>> START Data shown

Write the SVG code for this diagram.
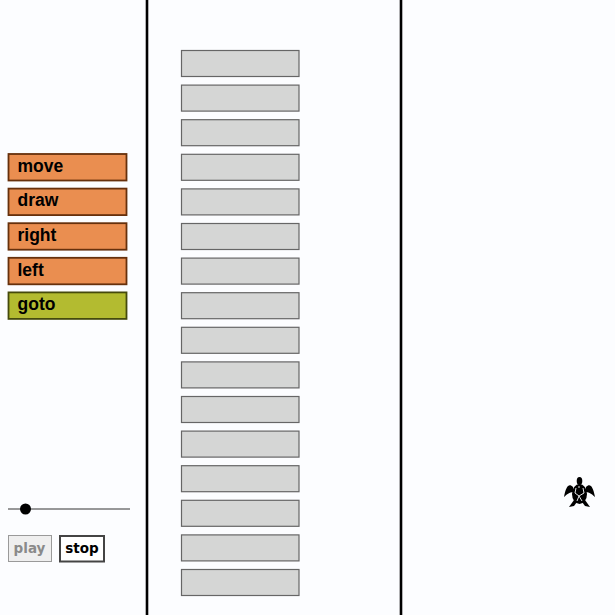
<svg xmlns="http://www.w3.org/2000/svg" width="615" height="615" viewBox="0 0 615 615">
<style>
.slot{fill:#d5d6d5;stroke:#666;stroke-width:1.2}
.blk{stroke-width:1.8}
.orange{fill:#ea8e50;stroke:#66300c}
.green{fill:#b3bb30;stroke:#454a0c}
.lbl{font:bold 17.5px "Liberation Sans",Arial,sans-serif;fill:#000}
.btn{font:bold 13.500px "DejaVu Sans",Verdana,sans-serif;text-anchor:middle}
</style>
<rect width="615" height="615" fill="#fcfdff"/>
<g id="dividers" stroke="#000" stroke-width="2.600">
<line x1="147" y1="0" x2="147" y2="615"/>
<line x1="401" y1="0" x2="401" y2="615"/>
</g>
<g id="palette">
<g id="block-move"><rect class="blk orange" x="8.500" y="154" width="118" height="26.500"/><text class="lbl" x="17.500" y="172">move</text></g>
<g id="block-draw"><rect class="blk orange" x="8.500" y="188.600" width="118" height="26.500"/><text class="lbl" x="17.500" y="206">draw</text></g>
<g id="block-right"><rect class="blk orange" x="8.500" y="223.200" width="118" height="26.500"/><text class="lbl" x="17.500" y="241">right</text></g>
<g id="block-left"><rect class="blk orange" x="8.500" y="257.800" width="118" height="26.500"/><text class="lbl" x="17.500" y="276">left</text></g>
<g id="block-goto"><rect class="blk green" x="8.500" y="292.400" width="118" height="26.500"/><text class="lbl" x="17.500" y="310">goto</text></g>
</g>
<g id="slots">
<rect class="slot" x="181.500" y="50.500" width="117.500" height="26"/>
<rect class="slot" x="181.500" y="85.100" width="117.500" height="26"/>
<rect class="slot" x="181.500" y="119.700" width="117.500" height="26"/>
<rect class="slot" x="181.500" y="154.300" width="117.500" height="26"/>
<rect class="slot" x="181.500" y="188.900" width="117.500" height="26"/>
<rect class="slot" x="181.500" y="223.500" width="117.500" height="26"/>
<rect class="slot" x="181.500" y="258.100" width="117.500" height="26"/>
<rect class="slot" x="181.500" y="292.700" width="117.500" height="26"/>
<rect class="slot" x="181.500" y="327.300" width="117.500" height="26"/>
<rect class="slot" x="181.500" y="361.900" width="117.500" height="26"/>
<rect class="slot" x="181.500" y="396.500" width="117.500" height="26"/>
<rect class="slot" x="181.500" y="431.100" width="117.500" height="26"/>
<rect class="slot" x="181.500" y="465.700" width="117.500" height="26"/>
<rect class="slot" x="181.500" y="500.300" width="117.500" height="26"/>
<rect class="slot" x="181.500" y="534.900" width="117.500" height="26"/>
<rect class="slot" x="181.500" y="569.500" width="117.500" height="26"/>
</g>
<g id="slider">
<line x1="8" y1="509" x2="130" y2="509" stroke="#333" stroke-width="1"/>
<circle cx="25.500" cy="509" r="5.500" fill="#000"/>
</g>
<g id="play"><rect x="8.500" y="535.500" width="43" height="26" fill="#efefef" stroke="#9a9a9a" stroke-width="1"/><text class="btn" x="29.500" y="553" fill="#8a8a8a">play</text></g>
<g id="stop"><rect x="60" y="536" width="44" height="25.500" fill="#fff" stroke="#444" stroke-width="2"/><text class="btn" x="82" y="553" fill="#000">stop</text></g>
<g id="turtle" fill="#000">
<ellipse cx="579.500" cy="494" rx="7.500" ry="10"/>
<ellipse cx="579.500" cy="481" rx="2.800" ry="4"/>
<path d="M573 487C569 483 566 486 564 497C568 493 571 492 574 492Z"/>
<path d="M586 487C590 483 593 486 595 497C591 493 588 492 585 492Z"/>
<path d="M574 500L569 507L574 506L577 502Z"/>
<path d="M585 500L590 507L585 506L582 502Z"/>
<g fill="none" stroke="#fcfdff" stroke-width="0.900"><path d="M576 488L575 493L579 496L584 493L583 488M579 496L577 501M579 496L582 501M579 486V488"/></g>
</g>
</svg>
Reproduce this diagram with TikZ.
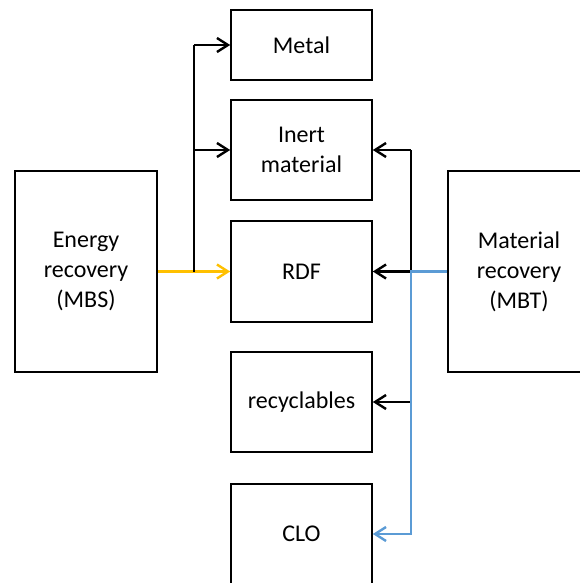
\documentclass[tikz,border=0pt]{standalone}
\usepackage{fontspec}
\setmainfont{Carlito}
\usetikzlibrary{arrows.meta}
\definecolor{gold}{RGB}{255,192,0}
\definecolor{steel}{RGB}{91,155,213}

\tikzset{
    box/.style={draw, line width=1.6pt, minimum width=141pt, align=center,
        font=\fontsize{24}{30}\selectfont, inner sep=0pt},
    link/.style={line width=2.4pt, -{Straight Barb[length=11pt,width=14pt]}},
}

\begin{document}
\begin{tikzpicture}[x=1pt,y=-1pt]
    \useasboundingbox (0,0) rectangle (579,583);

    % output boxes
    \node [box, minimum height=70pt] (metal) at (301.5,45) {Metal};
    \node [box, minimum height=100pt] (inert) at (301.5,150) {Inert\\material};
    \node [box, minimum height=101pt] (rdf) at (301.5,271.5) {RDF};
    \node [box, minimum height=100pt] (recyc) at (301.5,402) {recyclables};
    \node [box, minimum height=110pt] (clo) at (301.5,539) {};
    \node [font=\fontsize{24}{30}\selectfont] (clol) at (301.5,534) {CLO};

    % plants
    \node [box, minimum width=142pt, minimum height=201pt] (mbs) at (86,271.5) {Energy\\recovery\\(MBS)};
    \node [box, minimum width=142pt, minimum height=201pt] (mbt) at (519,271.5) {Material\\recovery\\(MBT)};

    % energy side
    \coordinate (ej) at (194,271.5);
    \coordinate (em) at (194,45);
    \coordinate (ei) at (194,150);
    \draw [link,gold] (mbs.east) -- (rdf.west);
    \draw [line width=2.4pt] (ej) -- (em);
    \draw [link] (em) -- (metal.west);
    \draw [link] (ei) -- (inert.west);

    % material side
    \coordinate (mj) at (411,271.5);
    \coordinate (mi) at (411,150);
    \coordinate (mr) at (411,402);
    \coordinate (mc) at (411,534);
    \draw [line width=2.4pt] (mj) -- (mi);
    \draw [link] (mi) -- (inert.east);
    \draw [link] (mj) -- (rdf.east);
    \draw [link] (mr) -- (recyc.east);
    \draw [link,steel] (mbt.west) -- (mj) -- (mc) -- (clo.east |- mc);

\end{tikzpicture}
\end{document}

>> END Data shown

- **Task details**: Set the data above down again exactly as given, with no pictures.

- **Correct answer**:
Write the SVG code for this diagram.
<svg xmlns="http://www.w3.org/2000/svg" width="615" height="615" viewBox="0 0 615 615">
<style>
.slot{fill:#d5d6d5;stroke:#666;stroke-width:1.2}
.blk{stroke-width:1.8}
.orange{fill:#ea8e50;stroke:#66300c}
.green{fill:#b3bb30;stroke:#454a0c}
.lbl{font:bold 17.5px "Liberation Sans",Arial,sans-serif;fill:#000}
.btn{font:bold 13.500px "DejaVu Sans",Verdana,sans-serif;text-anchor:middle}
</style>
<rect width="615" height="615" fill="#fcfdff"/>
<g id="dividers" stroke="#000" stroke-width="2.600">
<line x1="147" y1="0" x2="147" y2="615"/>
<line x1="401" y1="0" x2="401" y2="615"/>
</g>
<g id="palette">
<g id="block-move"><rect class="blk orange" x="8.500" y="154" width="118" height="26.500"/><text class="lbl" x="17.500" y="172">move</text></g>
<g id="block-draw"><rect class="blk orange" x="8.500" y="188.600" width="118" height="26.500"/><text class="lbl" x="17.500" y="206">draw</text></g>
<g id="block-right"><rect class="blk orange" x="8.500" y="223.200" width="118" height="26.500"/><text class="lbl" x="17.500" y="241">right</text></g>
<g id="block-left"><rect class="blk orange" x="8.500" y="257.800" width="118" height="26.500"/><text class="lbl" x="17.500" y="276">left</text></g>
<g id="block-goto"><rect class="blk green" x="8.500" y="292.400" width="118" height="26.500"/><text class="lbl" x="17.500" y="310">goto</text></g>
</g>
<g id="slots">
<rect class="slot" x="181.500" y="50.500" width="117.500" height="26"/>
<rect class="slot" x="181.500" y="85.100" width="117.500" height="26"/>
<rect class="slot" x="181.500" y="119.700" width="117.500" height="26"/>
<rect class="slot" x="181.500" y="154.300" width="117.500" height="26"/>
<rect class="slot" x="181.500" y="188.900" width="117.500" height="26"/>
<rect class="slot" x="181.500" y="223.500" width="117.500" height="26"/>
<rect class="slot" x="181.500" y="258.100" width="117.500" height="26"/>
<rect class="slot" x="181.500" y="292.700" width="117.500" height="26"/>
<rect class="slot" x="181.500" y="327.300" width="117.500" height="26"/>
<rect class="slot" x="181.500" y="361.900" width="117.500" height="26"/>
<rect class="slot" x="181.500" y="396.500" width="117.500" height="26"/>
<rect class="slot" x="181.500" y="431.100" width="117.500" height="26"/>
<rect class="slot" x="181.500" y="465.700" width="117.500" height="26"/>
<rect class="slot" x="181.500" y="500.300" width="117.500" height="26"/>
<rect class="slot" x="181.500" y="534.900" width="117.500" height="26"/>
<rect class="slot" x="181.500" y="569.500" width="117.500" height="26"/>
</g>
<g id="slider">
<line x1="8" y1="509" x2="130" y2="509" stroke="#333" stroke-width="1"/>
<circle cx="25.500" cy="509" r="5.500" fill="#000"/>
</g>
<g id="play"><rect x="8.500" y="535.500" width="43" height="26" fill="#efefef" stroke="#9a9a9a" stroke-width="1"/><text class="btn" x="29.500" y="553" fill="#8a8a8a">play</text></g>
<g id="stop"><rect x="60" y="536" width="44" height="25.500" fill="#fff" stroke="#444" stroke-width="2"/><text class="btn" x="82" y="553" fill="#000">stop</text></g>
<g id="turtle" fill="#000">
<ellipse cx="579.500" cy="494" rx="7.500" ry="10"/>
<ellipse cx="579.500" cy="481" rx="2.800" ry="4"/>
<path d="M573 487C569 483 566 486 564 497C568 493 571 492 574 492Z"/>
<path d="M586 487C590 483 593 486 595 497C591 493 588 492 585 492Z"/>
<path d="M574 500L569 507L574 506L577 502Z"/>
<path d="M585 500L590 507L585 506L582 502Z"/>
<g fill="none" stroke="#fcfdff" stroke-width="0.900"><path d="M576 488L575 493L579 496L584 493L583 488M579 496L577 501M579 496L582 501M579 486V488"/></g>
</g>
</svg>
Reproduce this diagram with TikZ.
\documentclass[tikz,border=0pt]{standalone}
\usepackage{fontspec}
\setmainfont{Carlito}
\usetikzlibrary{arrows.meta}
\definecolor{gold}{RGB}{255,192,0}
\definecolor{steel}{RGB}{91,155,213}

\tikzset{
    box/.style={draw, line width=1.6pt, minimum width=141pt, align=center,
        font=\fontsize{24}{30}\selectfont, inner sep=0pt},
    link/.style={line width=2.4pt, -{Straight Barb[length=11pt,width=14pt]}},
}

\begin{document}
\begin{tikzpicture}[x=1pt,y=-1pt]
    \useasboundingbox (0,0) rectangle (579,583);

    % output boxes
    \node [box, minimum height=70pt] (metal) at (301.5,45) {Metal};
    \node [box, minimum height=100pt] (inert) at (301.5,150) {Inert\\material};
    \node [box, minimum height=101pt] (rdf) at (301.5,271.5) {RDF};
    \node [box, minimum height=100pt] (recyc) at (301.5,402) {recyclables};
    \node [box, minimum height=110pt] (clo) at (301.5,539) {};
    \node [font=\fontsize{24}{30}\selectfont] (clol) at (301.5,534) {CLO};

    % plants
    \node [box, minimum width=142pt, minimum height=201pt] (mbs) at (86,271.5) {Energy\\recovery\\(MBS)};
    \node [box, minimum width=142pt, minimum height=201pt] (mbt) at (519,271.5) {Material\\recovery\\(MBT)};

    % energy side
    \coordinate (ej) at (194,271.5);
    \coordinate (em) at (194,45);
    \coordinate (ei) at (194,150);
    \draw [link,gold] (mbs.east) -- (rdf.west);
    \draw [line width=2.4pt] (ej) -- (em);
    \draw [link] (em) -- (metal.west);
    \draw [link] (ei) -- (inert.west);

    % material side
    \coordinate (mj) at (411,271.5);
    \coordinate (mi) at (411,150);
    \coordinate (mr) at (411,402);
    \coordinate (mc) at (411,534);
    \draw [line width=2.4pt] (mj) -- (mi);
    \draw [link] (mi) -- (inert.east);
    \draw [link] (mj) -- (rdf.east);
    \draw [link] (mr) -- (recyc.east);
    \draw [link,steel] (mbt.west) -- (mj) -- (mc) -- (clo.east |- mc);

\end{tikzpicture}
\end{document}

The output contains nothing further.